То, что говорит искусство, значит лишь постольку, поскольку оно говорит о самом себе как о существенном измерении человеческого бытия в мире и одной из фундаментальных возможностей человеческого существования. В этом определении скрыта необходимость постоянного обновления искусства. Необходимость, вытекающая из того, что искусство, будучи языком, хочет говорить о себе. Следовательно, оно должно говорить вне своего языка. Обращенность искусства на себя не есть поэтому возрождение лозунга «искусство ради искусства», но, напротив, требование от искусства выхождения за свои пределы. Соотнесение языка и его содержания происходит в молчании. Задача искусства в том, чтобы молчание нарушить. Искусство имеет целью сказать о себе, – это означает, что оно должно оглянуться на себя и, умертвив себя оглядкой, возродиться в новом языке. Новый язык, на котором искусство говорит о себе, парадоксален, так как говорит о том, что, благодаря его появлению, уже ушло в прошлое. Вследствие своей парадоксальности он непонятен. Однако вследствие общности художнику и зрителю того прошлого, о котором художник говорит, он понимаем; он понимается и, будучи понят, теряет свою власть говорить и сам становится предметом суждения.
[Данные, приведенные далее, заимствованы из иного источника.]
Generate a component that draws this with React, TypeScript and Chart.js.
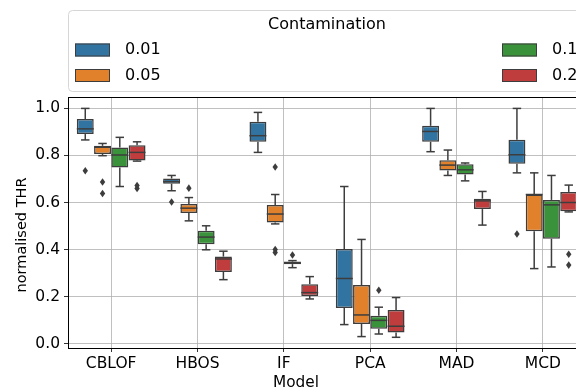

Всякое художественное направление и всякая законченная художественная манера обладают выраженным языком художественных приемов, противопоставляющим то, что может и должно быть показано, тому, что остается за рамой. Этим художественное направление утверждает свою конечность, неполноту своего знания о самом себе. Однако, будучи по природе своей тотальным языком и сознавая себя таковым, художественный метод утверждает также свой демонизм, ибо демонизм есть, по существу своему, сочетание неограниченной власти с ограниченностью, неполнотой знания. Художественный метод есть то, благодаря чему нечто возникает и нечто аннигилирует бесследно. Полагая себя как систему запретов и разрешений, он утверждает себя как господствующую над миром демоническую волю. И здесь безразлично, демонизм ли это одиночки, сомнительных откровений или посредственности, утверждаемой как нечто общепонятное и исчерпывающее. И апеллируют ли здесь к тайникам духовности или к якобы всем известной реальности того, чего давно уже нет. И не в погоне за новизной совершается обновление. Поскольку тот, кто ищет нового, ищет его в отличии от старого, то есть от все того же набора сложившихся приемов. Преемственность, а не эпигонство – удел ищущих того, что всегда подразумевается и имеется в виду и о чем всем известно настолько, что о нем не говорят, о настолько лежащем на поверхности, что никогда не бывает сказано, – то есть того, что есть сам язык, а не то разнообразное и частное, что на нем говорится. Таков Сезанн. И таков Филонов. Их много уже было в истории искусств. Здесь язык раскрывается как «то, что есть на самом деле», в отличие от того, что «об имеющемся на самом деле» говорится.

То, что всегда подразумевается в искусстве, но никогда не говорится, есть отношение выявленного и выраженного к тому, что «есть на самом деле». Эти отношения становятся предметом обсуждения в метаискусстве – в критических статьях, но оно может быть в них только прокомментировано, но не раскрыто. Это отношение между выраженным и «имеющимся на самом деле» понимается обычно как отношение изобразительности, как некий экран, стоящий между зрителем и реальностью, изображаемой на этом экране, но тем самым и скрытой им. Если избегнуть метафизических соблазнов, становится явно, однако, что «имеющееся на самом деле» является не более и не менее как языком искусства самим по себе, взятым как целое, как разрешение и как запрет. «Имеющееся на самом деле» не за экраном, а в прошлом – луч прожектора за спиной художника и зрителя. Подлинный прорыв художника есть прорыв экрана, поворот к своему прошлому, лицом к свету, уничтожение отношения изобразительности посредством истинного усмотрения «имеющегося на самом деле». Этот прорыв, как уже говорилось, событиен и историчен, поскольку вследствие совершенного прорыва само «имеющееся на самом деле» трансформируется, вновь отходя в прошлое и тем самым – за экран, в будущее, образуя новое изобразительное отношение. Будучи постижением «имеющегося на самом деле» как собственного языка искусства, историческая акция художника может состоять либо в выявлении устойчивых элементов, составляющих основу художественного языка (Сезанн, Филонов), либо в обнаружении пределов возможного в нем художественного опыта (Дюшан, Малевич, Клее). Подробный анализ самого акта установления нового изобразительного искусства выходит за рамки данной статьи.